Wednesday, July 25, 2001

Today was an okay day. It's weird just starting this now, in the middle, because it feels like I need to explain everything before today, but I guess there's not really any time for that. But whatever, no one's going to be really reading this, and those who do, may already understand. But anyways.. my aunt is visiting and since my mom is always complaining about our messy messy house, my aunt is also on a cleaning frenzy. Which sucks because since this is a very work-less week, I've been trying to enjoy my free time, but it gets interrupted by people's nagging about how I should clean more, watch tv less, and also how my "personal health" isn't so great... aka.. I'm a big fat ugly girl that no guy will ever want to marry. *boo. So yeah.. I got in yet another fight with my mother.. I swear.. my mother and I are like Mike and Coral on the Real World.. haha.. But it sucks just because a lot of times I don't ever really fell appreciated in my family.. and then when I try to tell someone, they think that I'm "attacking" them or trying to insult them or something, so I just usually will end up not really telling anyone my feelings. I guess this attributes to why no one in our family is really close. It makes me sad. And THEN I find out from my sister (who I miss dearly because she moved out.. *sniff sniff) that my mother called her today and complained to her for half an hour!! What the heck man! It just proves who's the favorite.. it's cuz I'm the daddy's girl. But still... But I try to shrug it off, and sometimes it's not so easy... but all I know is.. ONE MORE WEEK UNTIL I LEAVE FOR BUFFALO!! yay!!
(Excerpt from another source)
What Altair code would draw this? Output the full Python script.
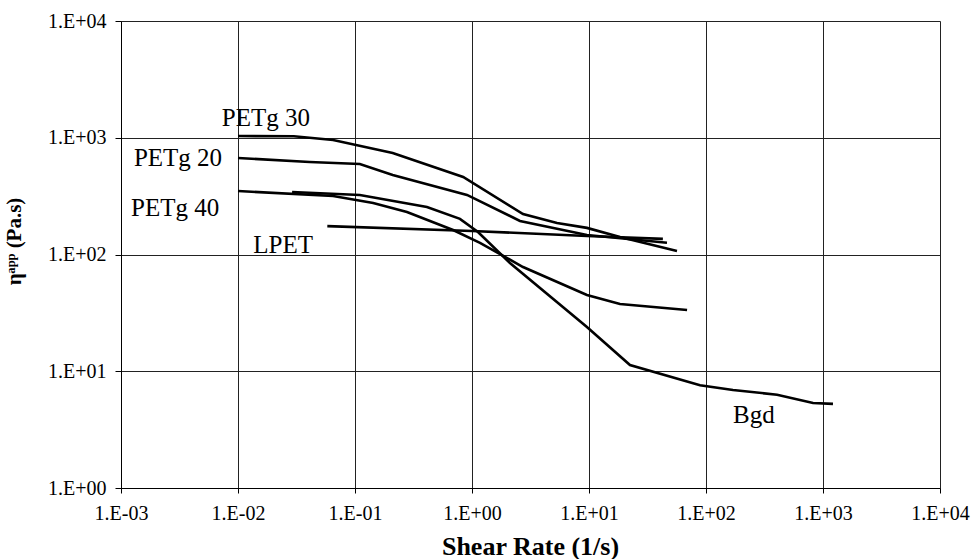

In other news. I went with Ann on Monday night at Midnight to the Tower on Sunset to get the new *NSYNC ALBUM- CELEBRITY!! It is soooooo great.. I think everyone should have one. Sadly enough though, on Tuesday I didn't go to the concert, after a lot of self-restraint that is. I tried calling all day for tickets that were released that day, but I never got through. And then I tried running down to Robinson's May, but all they had were the limited seating tickets.. which I almost bought, but then thought realistically about how I would get there, did I really want to go by myself, because anyone who would go at that moment was already there, and I don't think my dad was up for it.. and it was already way too late.. like 5pm. So I just said.. eh. next time they come around.. I'll be ready. Buttryn and I are going to be full-fledged fan club members, and we're going to camp out all week. hahahah. But seriously.. I do love the new album.. It's so great. I can't wait until I have a car with a cd player.. then I can bump it all the time. For now I'll have to settle for my poopy old mazda with my portable cd player and plug in portable speakers. Ghetto huh? But my favorite song on the album is Selfish. It's so sweet, and it's so sappy.. but that's why I love it. I agree with Nicole. "I want some guy to be Selfish for me!" But anyways.. I'm hopeless. :P

Alrite, so I think this is long enough. Be excited that you're part of the historic event of reading my first ever blogger. :) I can pretend that I'm a Celebrity and people actually care about my life, and want to read about it. (like that Melinda chick on Nsync.com) I just hope people like Nicole don't yell at me when I don't update it all the time. hahah.. But I do thank Nicole for introducing me to the wonderful world of blogging. And you should thank her too. Love you all.